**TO BE DONE**
Can you set down, exactly as they appear below, the lines from the opening of the material through the one bearing "var itemGap = 8.3;", minus the pictures?

**INFORMATION PROVIDED**
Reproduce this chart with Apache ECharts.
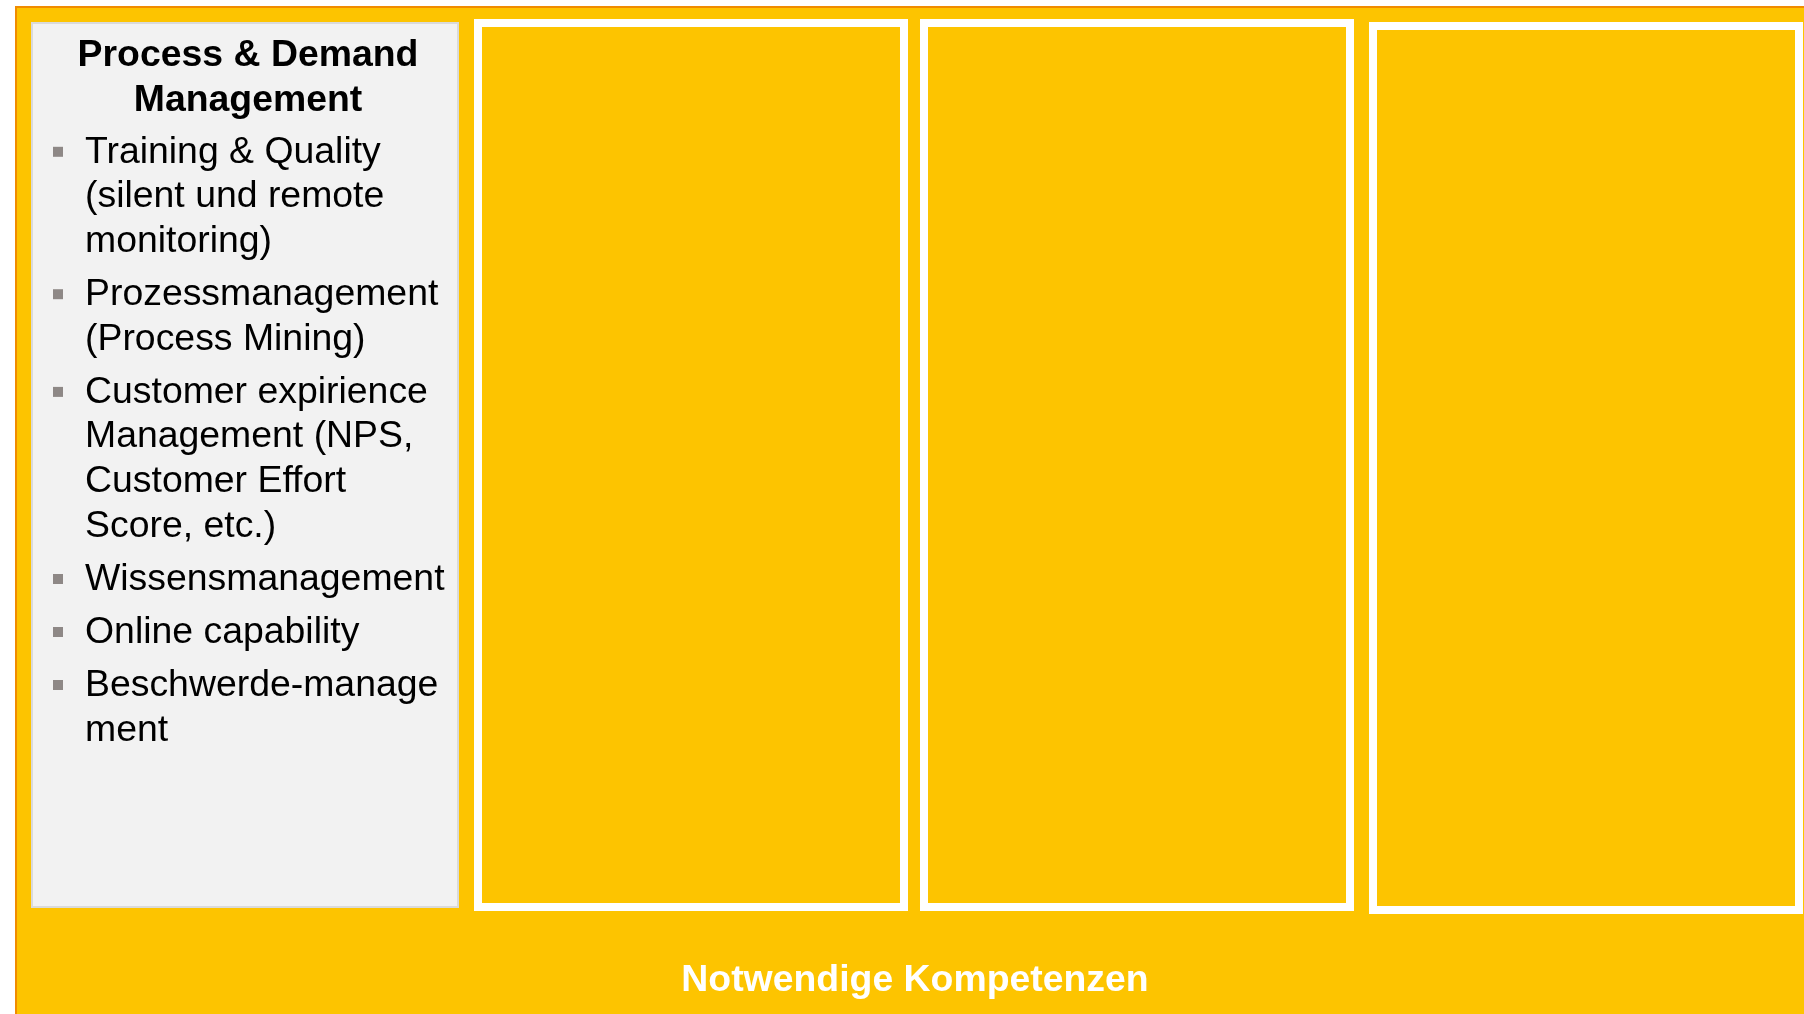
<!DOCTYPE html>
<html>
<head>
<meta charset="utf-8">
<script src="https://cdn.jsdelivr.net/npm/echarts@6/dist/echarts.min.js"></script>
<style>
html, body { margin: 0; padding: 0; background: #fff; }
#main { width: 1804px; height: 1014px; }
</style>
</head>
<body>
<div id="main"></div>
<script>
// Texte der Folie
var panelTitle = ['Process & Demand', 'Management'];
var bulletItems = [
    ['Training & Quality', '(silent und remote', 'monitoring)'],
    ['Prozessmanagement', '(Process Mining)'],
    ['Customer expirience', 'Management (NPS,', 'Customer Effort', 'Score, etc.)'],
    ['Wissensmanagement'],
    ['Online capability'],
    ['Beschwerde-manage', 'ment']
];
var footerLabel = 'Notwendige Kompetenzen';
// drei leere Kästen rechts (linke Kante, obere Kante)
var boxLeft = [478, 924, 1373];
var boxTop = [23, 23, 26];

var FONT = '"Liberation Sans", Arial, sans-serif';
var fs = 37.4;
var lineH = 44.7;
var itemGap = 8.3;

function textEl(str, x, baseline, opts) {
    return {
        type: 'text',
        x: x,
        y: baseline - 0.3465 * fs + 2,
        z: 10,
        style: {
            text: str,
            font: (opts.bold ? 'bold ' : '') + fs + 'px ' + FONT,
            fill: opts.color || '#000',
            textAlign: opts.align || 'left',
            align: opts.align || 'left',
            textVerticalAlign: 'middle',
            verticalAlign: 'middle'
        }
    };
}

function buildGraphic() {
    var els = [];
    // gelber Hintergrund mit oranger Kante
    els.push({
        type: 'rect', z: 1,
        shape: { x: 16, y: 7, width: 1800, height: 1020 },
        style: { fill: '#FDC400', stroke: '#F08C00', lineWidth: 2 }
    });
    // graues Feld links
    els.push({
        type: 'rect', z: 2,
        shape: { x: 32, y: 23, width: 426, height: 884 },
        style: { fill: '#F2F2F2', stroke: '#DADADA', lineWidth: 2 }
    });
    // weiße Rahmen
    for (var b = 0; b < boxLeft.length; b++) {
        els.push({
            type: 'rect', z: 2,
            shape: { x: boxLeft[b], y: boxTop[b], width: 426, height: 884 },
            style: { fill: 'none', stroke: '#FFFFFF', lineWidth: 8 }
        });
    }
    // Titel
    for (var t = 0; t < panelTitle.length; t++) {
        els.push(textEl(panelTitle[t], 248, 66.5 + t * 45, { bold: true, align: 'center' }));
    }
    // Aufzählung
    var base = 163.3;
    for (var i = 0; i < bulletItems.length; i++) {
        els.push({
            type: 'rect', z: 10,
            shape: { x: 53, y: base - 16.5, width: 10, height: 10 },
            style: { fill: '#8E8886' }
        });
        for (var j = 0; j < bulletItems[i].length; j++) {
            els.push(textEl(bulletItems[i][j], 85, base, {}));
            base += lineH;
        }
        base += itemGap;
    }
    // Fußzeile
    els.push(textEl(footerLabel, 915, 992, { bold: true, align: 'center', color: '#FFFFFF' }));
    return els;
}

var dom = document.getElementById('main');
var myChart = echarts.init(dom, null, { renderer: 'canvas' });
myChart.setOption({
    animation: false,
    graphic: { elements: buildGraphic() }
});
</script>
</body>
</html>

**FULL SOLUTION**
Reproduce this chart with Apache ECharts.
<!DOCTYPE html>
<html>
<head>
<meta charset="utf-8">
<script src="https://cdn.jsdelivr.net/npm/echarts@6/dist/echarts.min.js"></script>
<style>
html, body { margin: 0; padding: 0; background: #fff; }
#main { width: 1804px; height: 1014px; }
</style>
</head>
<body>
<div id="main"></div>
<script>
// Texte der Folie
var panelTitle = ['Process & Demand', 'Management'];
var bulletItems = [
    ['Training & Quality', '(silent und remote', 'monitoring)'],
    ['Prozessmanagement', '(Process Mining)'],
    ['Customer expirience', 'Management (NPS,', 'Customer Effort', 'Score, etc.)'],
    ['Wissensmanagement'],
    ['Online capability'],
    ['Beschwerde-manage', 'ment']
];
var footerLabel = 'Notwendige Kompetenzen';
// drei leere Kästen rechts (linke Kante, obere Kante)
var boxLeft = [478, 924, 1373];
var boxTop = [23, 23, 26];

var FONT = '"Liberation Sans", Arial, sans-serif';
var fs = 37.4;
var lineH = 44.7;
var itemGap = 8.3;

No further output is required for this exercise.